Maar David en de hele bijbel denken bij God

toch aan iets anders:

Voor hen is God in de eerste plaats

actief bezig met de mensen en met de wereld

Die zich overal laat gelden

Die telkens weer opduikt, die niet te ontlopen is.

Adam en Eva komen daarachter als ze van de verboden vrucht hebben gegeten

en ze zich verbergen in de struiken: God weet alles.

 

David komt daarachter als hij Uria heeft laten doden vanwege Batseba

Dan komt Natan de profeet naar hem toe: Gij zijt die man

 

Jona komt daarachter als hij niet naar Nineve wil

en de andere kant opreist, de zee over naar het Westen

Dan gaat het stormen en Jona keert terug.

 

Zo is God : een opduik-God.

Confronterend omdat hij alles van je weet

Lastig omdat hij niet te ontlopen is: hij is overal

Of beter: hij kan zich overal in melden:

in een storm op zee, in de woorden van een profeet

Alle dingen staan hem ter beschikking: Hij is de Schepper.

 

 

 

E      David bezingt deze lastige God, deze opduik-God.
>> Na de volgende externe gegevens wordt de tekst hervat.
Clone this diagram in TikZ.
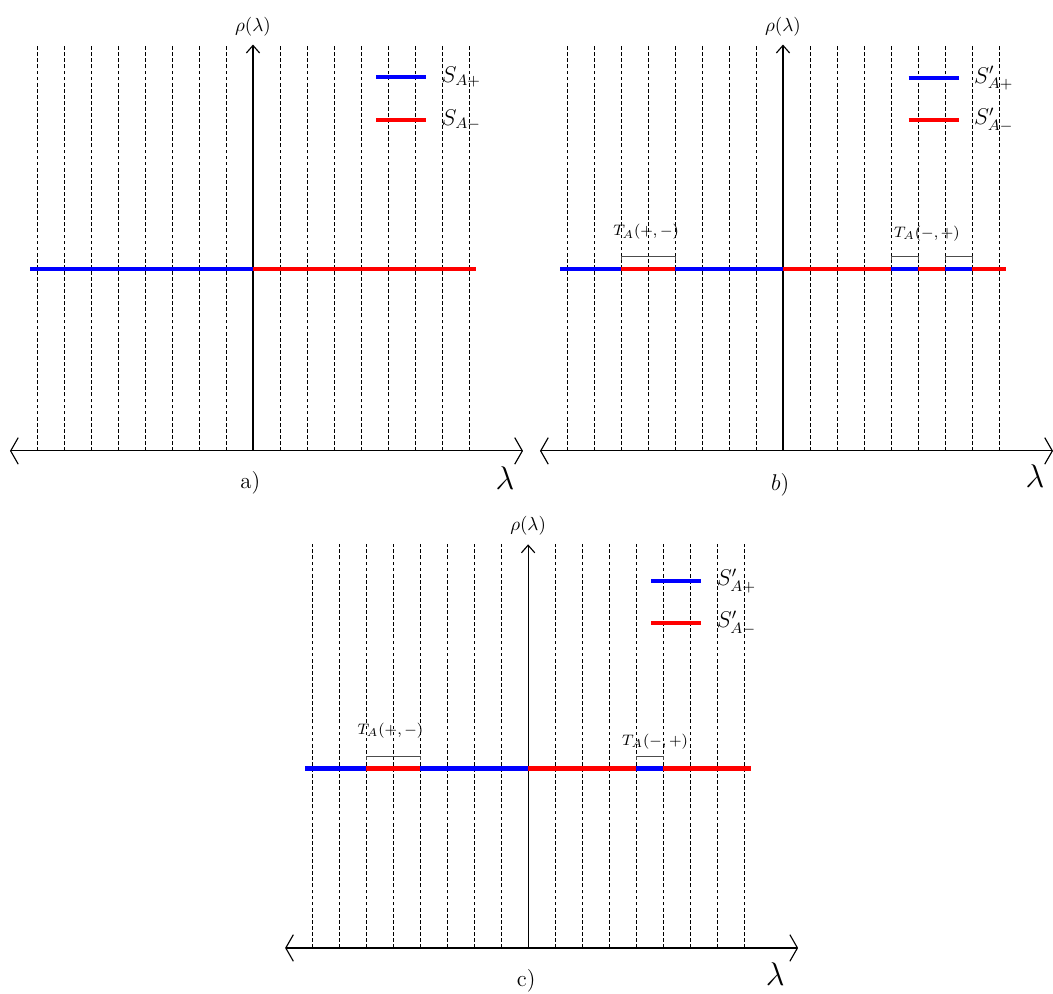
\documentclass[tikz,border=0pt]{standalone}
\usepackage{tikz}
\usetikzlibrary{arrows.meta, positioning}

\begin{document}
\begin{tikzpicture}[x=0.5cm, y=0.5cm,
    grid/.style={dash pattern=on 2pt off 1.2pt, line width=0.5pt},
    axis/.style={line width=0.6pt},
    haxis/.style={axis, {Straight Barb[length=4pt,width=14pt]}-{Straight Barb[length=4pt,width=14pt]}},
    vaxis/.style={axis, -{Straight Barb[length=4pt,width=7pt]}},
    plus/.style={blue, line width=2.2pt},
    minus/.style={red, line width=2.2pt},
    brace/.style={black!70, line width=0.35pt},
    tlabel/.style={font=\footnotesize, inner sep=1pt},
    legend/.style={right, inner sep=0pt, xshift=8pt}]

    \useasboundingbox (-9.37,-20.11) rectangle (29.63,16.70);

    % a)
    \begin{scope}
    \foreach \i in {-8,...,-1,1,2,...,8} \draw[grid] (\i,0) -- (\i,15.05);
    \coordinate (aO) at (0,0);
    \coordinate (aL) at (-9,0);
    \coordinate (aR) at (10,0);
    \coordinate (aT) at (0,15.05);
    \draw[haxis] (aL) -- (aR);
    \draw[vaxis] (aO) -- (aT);
    \node[above=1pt of aT] (arho) {$\rho(\lambda)$};
    \node (alam) at (9.33,-1) {\LARGE$\lambda$};
    \node (acap) at (-0.1,-1.2) {\large a)};
    \draw[plus] (-8.25,6.75) -- (0,6.75);
    \draw[minus] (0,6.75) -- (8.25,6.75);
    \draw[plus] (4.56,13.85) coordinate (ap1) -- (6.41,13.85) coordinate (ap2);
    \draw[minus] (4.56,12.26) coordinate (am1) -- (6.41,12.26) coordinate (am2);
    \node[legend] (aSp) at (ap2) {\large$S_{A+}$};
    \node[legend] (aSm) at (am2) {\large$S_{A-}$};
    \end{scope}

    % b)
    \begin{scope}[shift={(19.63,0)}]
    \foreach \i in {-8,...,-1,1,2,...,8} \draw[grid] (\i,0) -- (\i,15.05);
    \coordinate (bO) at (0,0);
    \coordinate (bL) at (-9,0);
    \coordinate (bR) at (10,0);
    \coordinate (bT) at (0,15.05);
    \draw[haxis] (bL) -- (bR);
    \draw[vaxis] (bO) -- (bT);
    \node[above=1pt of bT] (brho) {$\rho(\lambda)$};
    \node (blam) at (9.33,-0.95) {\LARGE$\lambda$};
    \node (bcap) at (-0.1,-1.25) {\large$b)$};
    \draw[plus] (-8.25,6.75) -- (-6,6.75);
    \draw[minus] (-6,6.75) -- (-4,6.75);
    \draw[plus] (-4,6.75) -- (0,6.75);
    \draw[minus] (0,6.75) -- (4,6.75);
    \draw[plus] (4,6.75) -- (5,6.75);
    \draw[minus] (5,6.75) -- (6,6.75);
    \draw[plus] (6,6.75) -- (7,6.75);
    \draw[minus] (7,6.75) -- (8.25,6.75);
    \draw[brace] (-6,7.08) -- (-6,7.19) -- (-4,7.19) -- (-4,7.08);
    \draw[brace] (4,7.08) -- (4,7.19) -- (5,7.19) -- (5,7.08);
    \draw[brace] (6,7.08) -- (6,7.19) -- (7,7.19) -- (7,7.08);
    \node[tlabel] (bTpm) at (-5.07,8.1) {$T_A(+,-)$};
    \node[tlabel] (bTmp) at (5.33,8.05) {$T_A(-,+)$};
    \draw[plus] (4.65,13.8) coordinate (bp1) -- (6.5,13.8) coordinate (bp2);
    \draw[minus] (4.65,12.25) coordinate (bm1) -- (6.5,12.25) coordinate (bm2);
    \node[legend] (bSp) at (bp2) {\large$S'_{A+}$};
    \node[legend] (bSm) at (bm2) {\large$S'_{A-}$};
    \end{scope}

    % c)
    \begin{scope}[shift={(10.19,-18.41)}]
    \foreach \i in {-8,...,-1,1,2,...,8} \draw[grid] (\i,0) -- (\i,14.95);
    \coordinate (cO) at (0,0);
    \coordinate (cL) at (-9,0);
    \coordinate (cR) at (10,0);
    \coordinate (cT) at (0,14.95);
    \draw[haxis] (cL) -- (cR);
    \draw[vaxis] (cO) -- (cT);
    \node[above=1pt of cT] (crho) {$\rho(\lambda)$};
    \node (clam) at (9.15,-0.95) {\LARGE$\lambda$};
    \node (ccap) at (-0.07,-1.2) {\large c)};
    \draw[plus] (-8.25,6.65) -- (-6,6.65);
    \draw[minus] (-6,6.65) -- (-4,6.65);
    \draw[plus] (-4,6.65) -- (0,6.65);
    \draw[minus] (0,6.65) -- (4,6.65);
    \draw[plus] (4,6.65) -- (5,6.65);
    \draw[minus] (5,6.65) -- (8.25,6.65);
    \draw[brace] (-6,6.98) -- (-6,7.1) -- (-4,7.1) -- (-4,6.98);
    \draw[brace] (4,6.98) -- (4,7.1) -- (5,7.1) -- (5,6.98);
    \node[tlabel] (cTpm) at (-5.1,8.05) {$T_A(+,-)$};
    \node[tlabel] (cTmp) at (4.7,7.65) {$T_A(-,+)$};
    \draw[plus] (4.56,13.6) coordinate (cp1) -- (6.41,13.6) coordinate (cp2);
    \draw[minus] (4.56,12.04) coordinate (cm1) -- (6.41,12.04) coordinate (cm2);
    \node[legend] (cSp) at (cp2) {\large$S'_{A+}$};
    \node[legend] (cSm) at (cm2) {\large$S'_{A-}$};
    \end{scope}
\end{tikzpicture}
\end{document}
Die God die maar niet te ontlopen is, die alles van je weet

daar is David blij mee

Want die God registreert dat niet om het tegen mij te gebruiken!

 

Misschien hebt u die film gezien: Das Leben der Anderen

over de Stasi, de geheime politie in Oost-Duitsland

die gesprekken afluisterde, stieken foto’s nam

en zelfs je vrienden en buren tot spionnen maakte

die jou in de gaten hielden.

Voor het minste of geringste kon je in de kraag gevat worden

ondervraagd, gevangen gezet.

 

De God van David, van de bijbel, van Jezus

is er niet op uit jou te betrappen en jou klein te houden.

Hij volgt je uit liefde: altijd en overal.

Nooit ben je uit zijn gedachten, uit zijn hart.

En als hij voor Jona opduikt en voor David

dan is dat om hun leven op een ander spoor te krijgen.

zoals we zongen: “en leid mij op den weg ten leven”

 

En als God in Christus verschijnt aan Petrus

dan is het niet om hem de les te lezen, maar om hem te helpen

Drie keer had Petrus Jezus verraden

En daar zat hij geweldig mee.

Hij wist niet meer wat hij aan zichzelf had.

Moed vermengd met lafheid, liefde met verraad.

Maar de Heer vraagt: Petrus heb je mij lief?

2 x zegt Petrus daar enkel ja op: gij weet dat ik U liefheb

 

Wat wordt hier veel niet gezegd!

Maar wat niet uitgesproken wordt, blijft beladen.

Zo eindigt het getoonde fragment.